When compared with binoculars however, telescopes typically offer big apertures, long focal lengths and high magnification eyepieces – all with the aim of bringing those deep space objects closer and sharper into focus. They are specialised for and specific to astronomical use and can be used for astrophotography, whereby cameras or smartphones can be attached to photograph or video deep space explorations. They're typically sold with mounts and tripods included in the package, while interchangeable eyepieces can be used to adjust magnification as required, depending on whether a celestial object is near or far. Computerised tripods and provided software can also be used to automatically guide your telescope to specific points of interest in the night sky and various calendar events, something that's beyond the scope of mere binoculars.
To sum up, telescopes tend to offer more flexibility for stargazing, while binoculars are better as a general-purpose 'all round' tool.
Binoculars vs telescopes: which would suit you?
It goes without saying that anyone into hiking or walking in the great outdoors, who is looking for a device to bring the faraway closer, may well be better off with a pair of binoculars due to their smaller size, portability and, typically, weather-proofing. Binoculars are also more versatile when it comes to subject matter than telescopes, in that they can be used for viewing the land as well as the sky.
However, do consider the need for a tripod or similar support accessory if you are actually going to be using binoculars for locating heavenly bodies and points of interest in the night sky.
While telescopes require a mount and a tripod to move and set up, this does leave our hands free, while for newcomers a computerised scope, although obviously much more expensive than a standard tape top variety, will automatically guide you to specific points of celestial interest.

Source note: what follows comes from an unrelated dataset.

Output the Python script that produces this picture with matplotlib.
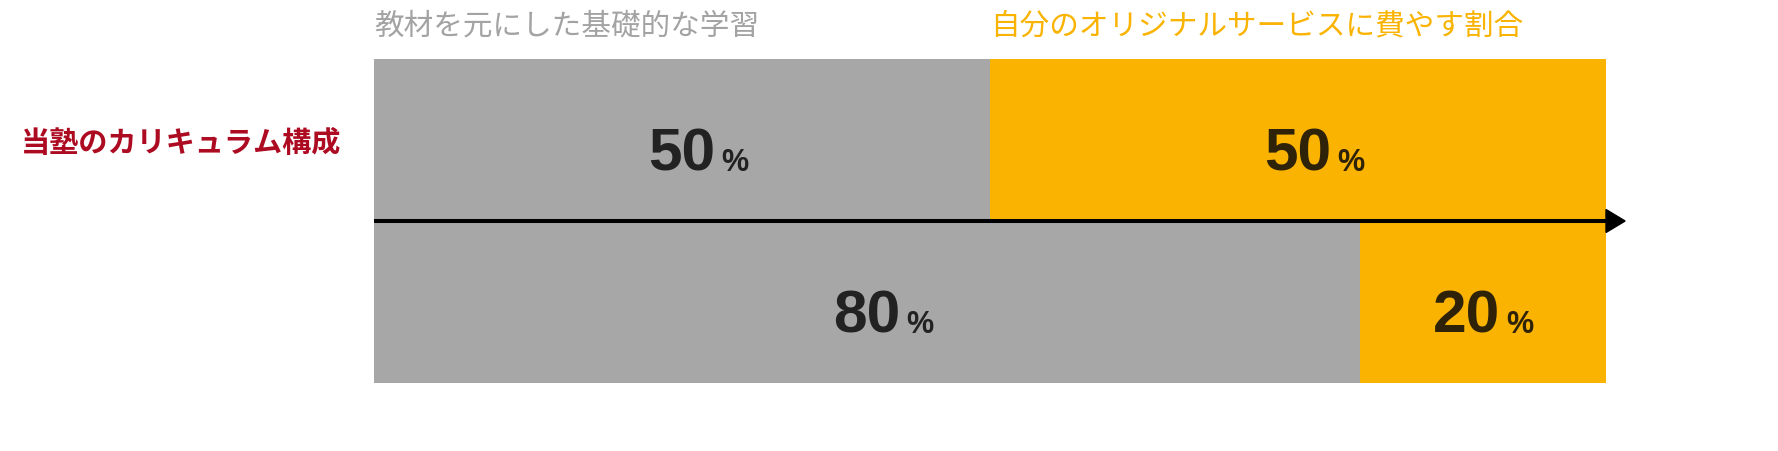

Of course, in all of this, there is your own budget to consider. While one might assume that a pair of binoculars is going to be less expensive than a dedicated telescope, at the entry and mid level part of the market that's not always the case. And if you're not going to be looking to take your viewing device of choice outside in all weathers, and are seeking a specific tool for star gazing, then the telescope will still typically come up trumps.
Binoculars vs telescopes: features to look for
On a pair of binoculars you'll want to be chiefly looking at the numbers given as part of the model name – for example 10x42 – which denotes a device with a 10x magnification and 42mm objective lens. For stargazing, you don't really want to be considering anything smaller than a 42mm.
The greater the magnification the farther away you'll be able to see, while the larger the objective lens the more light will be let in, translating into a better, brighter image. A rough rule of thumb is that the larger the numbers are the physically bigger the binos are and, as night follows day, the more you'll pay. Other important features when it comes to binoculars are to look to see if they offer nitrogen purged housing or casing, which will prevent fogging when used in cold and wet conditions in the great outdoors.
While most people would never consider using a telescope in the cold and the wet – even if you do want a clear night sky free of light pollution – you'll also want to be looking for a large objective lens and aperture, the latter of which often featuring in the model's name, for example the Celestron NexStar 8SE, where the '8' denotes an 8-inch aperture – as well as eyepieces with a decent range of magnification options, plus as checking out the core focal range of the telescope itself, given in millimetres.